[Exercise objective]
Repeat, exactly and in full, the lines of the listing below, but without any pictures.

******

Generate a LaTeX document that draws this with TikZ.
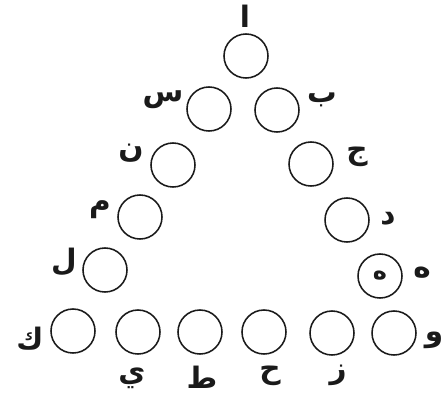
\documentclass[tikz,border=0pt]{standalone}
\usepackage{fontspec}
\newfontfamily\arabicfont[Script=Arabic]{DejaVu Sans}
\TeXXeTstate=1
\usetikzlibrary{calc}
\definecolor{abink}{HTML}{1A1A1A}
\tikzset{
  ab disc/.style={circle, draw=abink, line width=1.1pt, minimum size=1.1cm,
    inner sep=0pt, font=\arabicfont\bfseries\fontsize{17}{19}\selectfont, text=abink},
  ab letter/.style={font=\arabicfont\bfseries\fontsize{21}{24}\selectfont, text=abink,
    inner sep=0pt}
}

\begin{document}
\begin{tikzpicture}[x=0.025cm, y=0.025cm]
  \useasboundingbox (0,0) rectangle (444,396);
  % left side, top down
  \node[ab disc] (alif) at (246,340) {};
  \node[ab disc] (sin) at (209,287) {};
  \node[ab disc] (nun) at (173,231) {};
  \node[ab disc] (mim) at (140,179) {};
  \node[ab disc] (lam) at (105,126) {};
  \node[ab disc] (kaf) at (73,65) {};
  % right side, top down
  \node[ab disc] (ba) at (277,286) {};
  \node[ab disc] (jim) at (311,232) {};
  \node[ab disc] (dal) at (347,176) {};
  \node[ab disc] (ha) at (380,120) {\beginR ه\endR};
  \node[ab disc] (waw) at (394,63) {};
  % bottom row
  \node[ab disc] (ya) at (138,64) {};
  \node[ab disc] (ta) at (200,64) {};
  \node[ab disc] (hha) at (264,64) {};
  \node[ab disc] (zay) at (332,63) {};
  % letters
  \node[ab letter] (l-alif) at ($(alif)+(-1,40)$) {\beginR ا\endR};
  \node[ab letter] (l-sin) at ($(sin)+(-46,9)$) {\beginR س\endR};
  \node[ab letter] (l-nun) at ($(nun)+(-42,12)$) {\beginR ن\endR};
  \node[ab letter] (l-mim) at ($(mim)+(-40,7)$) {\beginR م\endR};
  \node[ab letter] (l-lam) at ($(lam)+(-41,8)$) {\beginR ل\endR};
  \node[ab letter] (l-kaf) at ($(kaf)+(-43,-8)$) {\beginR ك\endR};
  \node[ab letter] (l-ba) at ($(ba)+(45,10)$) {\beginR ب\endR};
  \node[ab letter] (l-jim) at ($(jim)+(46,7)$) {\beginR ج\endR};
  \node[ab letter] (l-dal) at ($(dal)+(41,1)$) {\beginR د\endR};
  \node[ab letter] (l-ha) at ($(ha)+(42,3)$) {\beginR ه\endR};
  \node[ab letter] (l-waw) at ($(waw)+(40,-7)$) {\beginR و\endR};
  \node[ab letter] (l-ya) at ($(ya)+(-6,-46)$) {\beginR ي\endR};
  \node[ab letter] (l-ta) at ($(ta)+(2,-45)$) {\beginR ط\endR};
  \node[ab letter] (l-hha) at ($(hha)+(6,-44)$) {\beginR ح\endR};
  \node[ab letter] (l-zay) at ($(zay)+(6,-42)$) {\beginR ز\endR};
\end{tikzpicture}
\end{document}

******

[Reply]
Generate a LaTeX document that draws this with TikZ.
\documentclass[tikz,border=0pt]{standalone}
\usepackage{fontspec}
\newfontfamily\arabicfont[Script=Arabic]{DejaVu Sans}
\TeXXeTstate=1
\usetikzlibrary{calc}
\definecolor{abink}{HTML}{1A1A1A}
\tikzset{
  ab disc/.style={circle, draw=abink, line width=1.1pt, minimum size=1.1cm,
    inner sep=0pt, font=\arabicfont\bfseries\fontsize{17}{19}\selectfont, text=abink},
  ab letter/.style={font=\arabicfont\bfseries\fontsize{21}{24}\selectfont, text=abink,
    inner sep=0pt}
}

\begin{document}
\begin{tikzpicture}[x=0.025cm, y=0.025cm]
  \useasboundingbox (0,0) rectangle (444,396);
  % left side, top down
  \node[ab disc] (alif) at (246,340) {};
  \node[ab disc] (sin) at (209,287) {};
  \node[ab disc] (nun) at (173,231) {};
  \node[ab disc] (mim) at (140,179) {};
  \node[ab disc] (lam) at (105,126) {};
  \node[ab disc] (kaf) at (73,65) {};
  % right side, top down
  \node[ab disc] (ba) at (277,286) {};
  \node[ab disc] (jim) at (311,232) {};
  \node[ab disc] (dal) at (347,176) {};
  \node[ab disc] (ha) at (380,120) {\beginR ه\endR};
  \node[ab disc] (waw) at (394,63) {};
  % bottom row
  \node[ab disc] (ya) at (138,64) {};
  \node[ab disc] (ta) at (200,64) {};
  \node[ab disc] (hha) at (264,64) {};
  \node[ab disc] (zay) at (332,63) {};
  % letters
  \node[ab letter] (l-alif) at ($(alif)+(-1,40)$) {\beginR ا\endR};
  \node[ab letter] (l-sin) at ($(sin)+(-46,9)$) {\beginR س\endR};
  \node[ab letter] (l-nun) at ($(nun)+(-42,12)$) {\beginR ن\endR};
  \node[ab letter] (l-mim) at ($(mim)+(-40,7)$) {\beginR م\endR};
  \node[ab letter] (l-lam) at ($(lam)+(-41,8)$) {\beginR ل\endR};
  \node[ab letter] (l-kaf) at ($(kaf)+(-43,-8)$) {\beginR ك\endR};
  \node[ab letter] (l-ba) at ($(ba)+(45,10)$) {\beginR ب\endR};
  \node[ab letter] (l-jim) at ($(jim)+(46,7)$) {\beginR ج\endR};
  \node[ab letter] (l-dal) at ($(dal)+(41,1)$) {\beginR د\endR};
  \node[ab letter] (l-ha) at ($(ha)+(42,3)$) {\beginR ه\endR};
  \node[ab letter] (l-waw) at ($(waw)+(40,-7)$) {\beginR و\endR};
  \node[ab letter] (l-ya) at ($(ya)+(-6,-46)$) {\beginR ي\endR};
  \node[ab letter] (l-ta) at ($(ta)+(2,-45)$) {\beginR ط\endR};
  \node[ab letter] (l-hha) at ($(hha)+(6,-44)$) {\beginR ح\endR};
  \node[ab letter] (l-zay) at ($(zay)+(6,-42)$) {\beginR ز\endR};
\end{tikzpicture}
\end{document}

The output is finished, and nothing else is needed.